### Information provided
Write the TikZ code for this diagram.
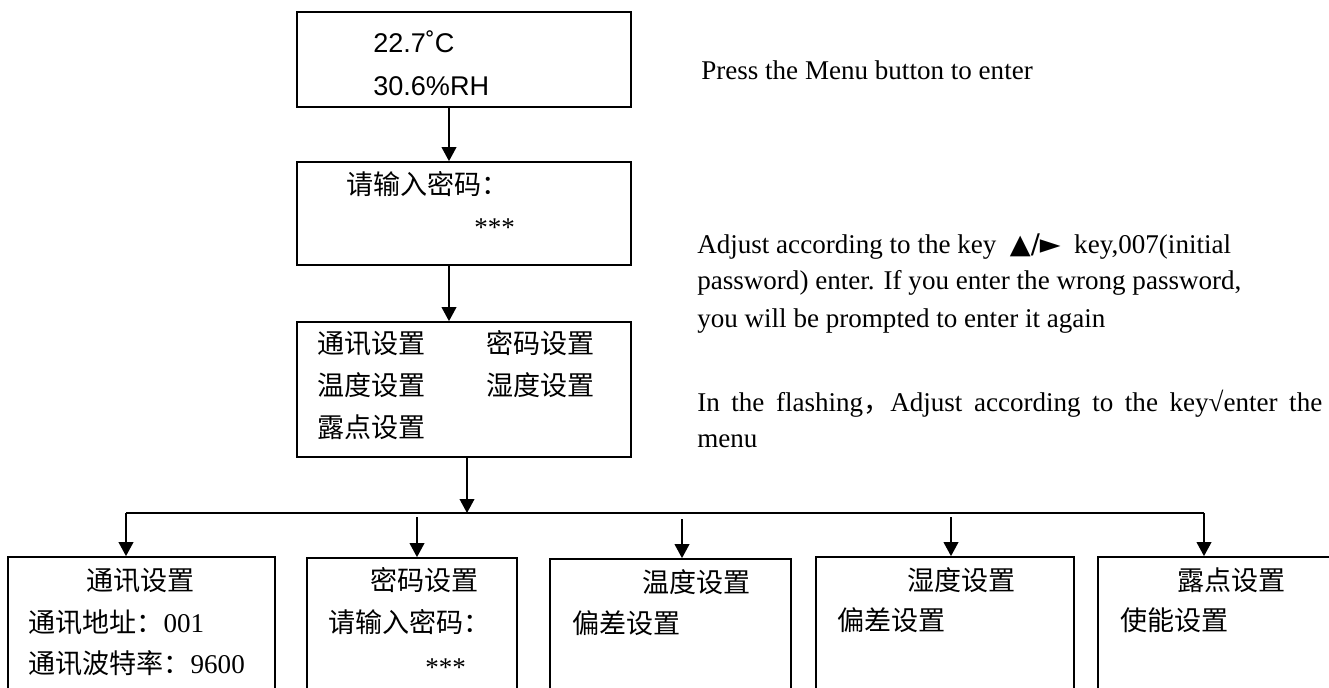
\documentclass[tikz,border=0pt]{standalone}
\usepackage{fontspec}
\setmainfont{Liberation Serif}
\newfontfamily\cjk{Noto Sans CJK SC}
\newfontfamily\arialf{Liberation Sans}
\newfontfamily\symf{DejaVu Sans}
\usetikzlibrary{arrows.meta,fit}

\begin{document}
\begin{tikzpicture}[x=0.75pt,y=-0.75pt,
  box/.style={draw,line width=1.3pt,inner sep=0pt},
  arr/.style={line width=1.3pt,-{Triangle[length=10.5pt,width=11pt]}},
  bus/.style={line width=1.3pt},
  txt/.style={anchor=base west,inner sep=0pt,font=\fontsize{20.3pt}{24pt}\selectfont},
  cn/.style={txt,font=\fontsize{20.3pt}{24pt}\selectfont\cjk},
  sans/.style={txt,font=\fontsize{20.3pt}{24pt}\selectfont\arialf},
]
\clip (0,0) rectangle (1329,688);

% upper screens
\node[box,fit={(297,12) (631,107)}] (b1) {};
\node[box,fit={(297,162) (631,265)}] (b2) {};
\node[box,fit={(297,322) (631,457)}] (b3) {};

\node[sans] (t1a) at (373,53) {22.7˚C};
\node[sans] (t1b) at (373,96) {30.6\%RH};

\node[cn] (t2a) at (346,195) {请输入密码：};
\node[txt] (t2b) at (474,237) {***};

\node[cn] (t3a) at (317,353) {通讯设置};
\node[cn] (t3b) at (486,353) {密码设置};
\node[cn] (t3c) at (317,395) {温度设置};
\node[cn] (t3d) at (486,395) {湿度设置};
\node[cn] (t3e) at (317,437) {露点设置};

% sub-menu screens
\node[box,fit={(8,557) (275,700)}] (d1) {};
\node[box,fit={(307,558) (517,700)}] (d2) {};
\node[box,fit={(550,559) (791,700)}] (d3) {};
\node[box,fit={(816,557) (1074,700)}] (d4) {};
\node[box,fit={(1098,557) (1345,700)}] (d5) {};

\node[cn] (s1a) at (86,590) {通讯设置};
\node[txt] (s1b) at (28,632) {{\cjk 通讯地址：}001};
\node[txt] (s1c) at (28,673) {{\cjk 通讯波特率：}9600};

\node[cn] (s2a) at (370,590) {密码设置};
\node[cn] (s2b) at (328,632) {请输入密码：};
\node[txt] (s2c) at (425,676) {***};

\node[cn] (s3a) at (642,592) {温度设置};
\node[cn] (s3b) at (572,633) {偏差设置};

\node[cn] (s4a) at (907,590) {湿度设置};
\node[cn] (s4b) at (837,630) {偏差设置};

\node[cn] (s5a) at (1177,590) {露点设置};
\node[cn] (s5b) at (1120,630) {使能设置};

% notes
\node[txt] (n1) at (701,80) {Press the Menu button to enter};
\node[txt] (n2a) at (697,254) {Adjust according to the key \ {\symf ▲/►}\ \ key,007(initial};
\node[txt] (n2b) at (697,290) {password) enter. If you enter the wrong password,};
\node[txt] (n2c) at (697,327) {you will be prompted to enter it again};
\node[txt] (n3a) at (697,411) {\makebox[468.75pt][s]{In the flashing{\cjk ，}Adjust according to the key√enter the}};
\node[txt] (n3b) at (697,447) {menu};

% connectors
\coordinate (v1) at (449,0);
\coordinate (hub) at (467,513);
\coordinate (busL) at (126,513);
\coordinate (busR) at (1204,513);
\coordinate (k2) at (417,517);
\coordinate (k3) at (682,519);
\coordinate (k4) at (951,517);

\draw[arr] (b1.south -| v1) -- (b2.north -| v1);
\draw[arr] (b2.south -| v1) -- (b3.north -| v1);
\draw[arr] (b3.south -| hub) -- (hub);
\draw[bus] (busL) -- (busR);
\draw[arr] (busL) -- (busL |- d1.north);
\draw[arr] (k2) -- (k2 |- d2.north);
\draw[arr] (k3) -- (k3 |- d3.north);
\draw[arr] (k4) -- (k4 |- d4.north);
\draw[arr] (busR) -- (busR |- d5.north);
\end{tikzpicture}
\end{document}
######
Problem details: Transcribe the opening line of the listing above, please, and every line after it through the line with "(0,0) rectangle (1329,688);", word for word, without pictures.

Reply:
Write the TikZ code for this diagram.
\documentclass[tikz,border=0pt]{standalone}
\usepackage{fontspec}
\setmainfont{Liberation Serif}
\newfontfamily\cjk{Noto Sans CJK SC}
\newfontfamily\arialf{Liberation Sans}
\newfontfamily\symf{DejaVu Sans}
\usetikzlibrary{arrows.meta,fit}

\begin{document}
\begin{tikzpicture}[x=0.75pt,y=-0.75pt,
  box/.style={draw,line width=1.3pt,inner sep=0pt},
  arr/.style={line width=1.3pt,-{Triangle[length=10.5pt,width=11pt]}},
  bus/.style={line width=1.3pt},
  txt/.style={anchor=base west,inner sep=0pt,font=\fontsize{20.3pt}{24pt}\selectfont},
  cn/.style={txt,font=\fontsize{20.3pt}{24pt}\selectfont\cjk},
  sans/.style={txt,font=\fontsize{20.3pt}{24pt}\selectfont\arialf},
]
\clip (0,0) rectangle (1329,688);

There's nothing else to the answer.